Per citare le parole di Amato: «Un apparato costituito da esponenti militari di più paesi ha negato ripetutamente la verità pensando che il danno sarebbe stato irrimediabile per l’alleanza atlantica e la stessa sicurezza degli Stati. E quindi tutte queste persone hanno coperto il delitto “per una ragione di stato”, anzi dovremmo dire “una ragione di Stati”, o per “una ragion di NATO».

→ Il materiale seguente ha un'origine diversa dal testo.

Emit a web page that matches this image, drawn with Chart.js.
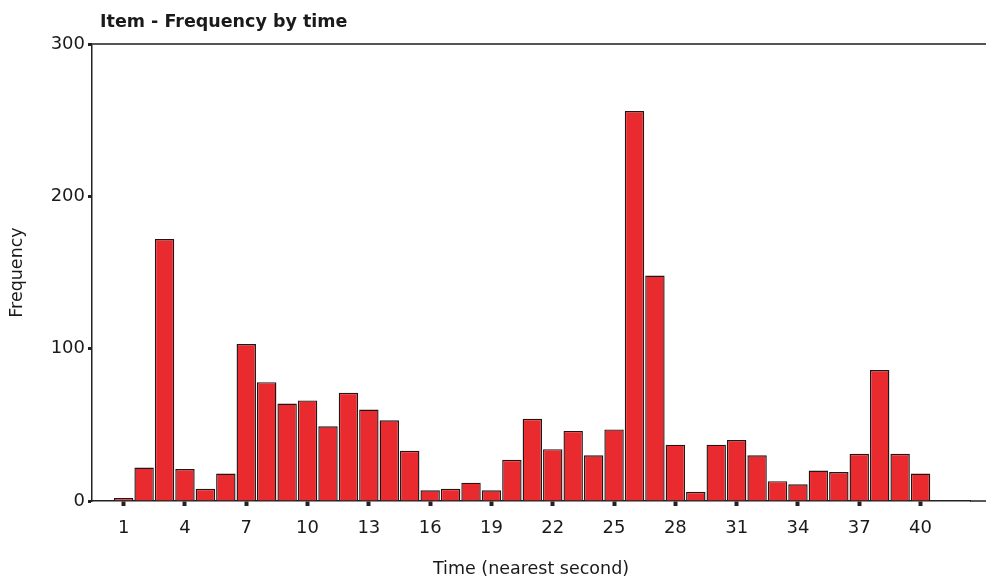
<!DOCTYPE html>
<html>
<head>
<meta charset="utf-8">
<script src="https://cdn.jsdelivr.net/npm/chart.js@4.4.1/dist/chart.umd.min.js"></script>
<style>
  html, body { margin: 0; padding: 0; background: #fff; }
  #wrap { position: relative; width: 986px; height: 581px; }
  #title {
    position: absolute; left: 100px; top: 13px;
    font: bold 17.5px "DejaVu Sans", sans-serif; line-height: 17px;
    color: #1a1a1a; white-space: nowrap;
  }
  canvas { display: block; }
</style>
</head>
<body>
<div id="wrap">
  <canvas id="c" width="986" height="581"></canvas>
  <div id="title">Item - Frequency by time</div>
</div>
<script>
// Time in whole seconds and how many items fell into each second
const seconds = [1, 2, 3, 4, 5, 6, 7, 8, 9, 10, 11, 12, 13, 14, 15, 16, 17, 18, 19, 20,
                 21, 22, 23, 24, 25, 26, 27, 28, 29, 30, 31, 32, 33, 34, 35, 36, 37, 38, 39, 40];
const frequency = [2, 22, 172, 21, 8, 18, 103, 78, 64, 66, 49, 71, 60, 53, 33, 7, 8, 12, 7, 27,
                   54, 34, 46, 30, 47, 256, 148, 37, 6, 37, 40, 30, 13, 11, 20, 19, 31, 86, 31, 18];
const xTickValues = [1, 4, 7, 10, 13, 16, 19, 22, 25, 28, 31, 34, 37, 40];
const yTickValues = [0, 100, 200, 300];

const FONT = '"DejaVu Sans", sans-serif';
const INK = '#1a1a1a';

// Extends the frame: a top rule and the x axis line run on to the canvas edge
const frameLines = {
  id: 'frameLines',
  afterDraw(chart) {
    const { ctx, chartArea: { left, right, top, bottom } } = chart;
    ctx.save();
    ctx.strokeStyle = '#555';
    ctx.lineWidth = 2;
    ctx.beginPath();
    ctx.moveTo(left, top);
    ctx.lineTo(chart.width, top);
    ctx.stroke();
    ctx.strokeStyle = '#222';
    ctx.lineWidth = 1.5;
    ctx.beginPath();
    ctx.moveTo(right, bottom);
    ctx.lineTo(chart.width, bottom);
    ctx.stroke();
    ctx.restore();
  }
};

new Chart(document.getElementById('c'), {
  type: 'bar',
  data: {
    datasets: [{
      label: 'Frequency',
      data: seconds.map((s, i) => ({ x: s, y: frequency[i] })),
      backgroundColor: '#E92B2F',
      borderColor: '#221616',
      borderWidth: 1.4,
      categoryPercentage: 1.0,
      barPercentage: 0.95
    }]
  },
  options: {
    responsive: false,
    devicePixelRatio: 1,
    animation: false,
    layout: { padding: { top: 44, right: 16, bottom: 0, left: 0 } },
    plugins: {
      legend: { display: false },
      title: { display: false },
      tooltip: { enabled: false }
    },
    scales: {
      x: {
        type: 'linear',
        min: -0.55,
        max: 42.42,
        offset: false,
        afterFit(scale) { scale.height = 80; },
        afterBuildTicks(scale) { scale.ticks = xTickValues.map(v => ({ value: v })); },
        ticks: {
          autoSkip: false,
          maxRotation: 0,
          padding: 12,
          color: INK,
          font: { family: FONT, size: 18 },
          callback: v => String(v)
        },
        grid: {
          offset: false,
          drawOnChartArea: false,
          drawTicks: true,
          tickLength: 5,
          tickWidth: 4,
          tickColor: '#222'
        },
        border: { display: true, color: '#222', width: 1.5 },
        title: {
          display: true,
          text: 'Time (nearest second)',
          color: INK,
          font: { family: FONT, size: 17.5 },
          padding: { top: 0, bottom: 1 }
        }
      },
      y: {
        min: 0,
        max: 300,
        afterFit(scale) { scale.width = 92; },
        afterBuildTicks(scale) { scale.ticks = yTickValues.map(v => ({ value: v })); },
        ticks: {
          padding: 3,
          color: INK,
          font: { family: FONT, size: 18 }
        },
        grid: {
          drawOnChartArea: false,
          drawTicks: true,
          tickLength: 4,
          tickWidth: 3,
          tickColor: '#222'
        },
        border: { display: true, color: '#222', width: 1.5 },
        title: {
          display: true,
          text: 'Frequency',
          color: INK,
          font: { family: FONT, size: 17.5 },
          padding: { top: 7, bottom: 0 }
        }
      }
    }
  },
  plugins: [frameLines]
});
</script>
</body>
</html>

Sono esternazioni che costituiscono un pugno nello stomaco per tutte quelle forze politiche – dal PD ai “post-fascisti” di FdI – che ad ogni piè sospinto ribadiscono la loro fede atlantista come stella polare della propria politica.

La NATO a trazione statunitense che l’attuale presidente Macron – durante il suo primo mandato – aveva decretato essere in stato di «morte cerebrale», dopo l’escalation ucraina del febbraio del 2022 – è ridiventata la “camera di compensazione” tra i Paesi che la animano.

L’Alleanza Atlantica è uno dei maggiori vettori della tendenza alla guerra, dell’innalzamento delle spese militari (almeno fino al 2% dei PIL dei singoli paesi) a detrimento di quelle per il Welfare, e della militarizzazione della vita sociale, con una narrazione tossica patriottarda che inquina l’opinione pubblica.

Figlia di questa nefasta battaglia culturale è volontà dei neo e dei post fascisti presenti nei partiti di governo di ripristinare il 4 Novembre come festa nazionale che celebra la partecipazione dell’Italia al “Grande Massacro” della Prima Guerra Mondiale, considerata come compimento dell’epica risorgimentale.

Ci stringiamo attorno ai famigliari delle 81 vittime della strage di Ustica così come a quelle di Piazza Fontana, Brescia, Bologna, puntando il dito su coloro che ne sono direttamente responsabili e che hanno coperto le loro colpe e contro una classe politica che non vuole fare i conti con i propri “scheletri nell’armadio” e profondamente incurante delle conseguenze delle proprie scelte belliciste.

Per queste ragioni promuoviamo ed invitiamo alla partecipazione, mercoledì 6 settembre alle ore 1800, a diversi presidi in varie città italiane

  • Roma, Campo dei Fiori, ore 18:00, ambasciata di Francia

  • Milano, in prossimità al Consolato generale di Francia, in via Privata Cesare Magili, 1 (Via Turati), ore 18:00

  • Bologna, Parco della Zucca, Museo per la memoria di Ustica, ore 18:00

Fuori l’Italia dalla NATO!
Contro le guerre del neo-colonialismo francese in Africa!
Verità e giustizia per le vittime di tutte le stragi!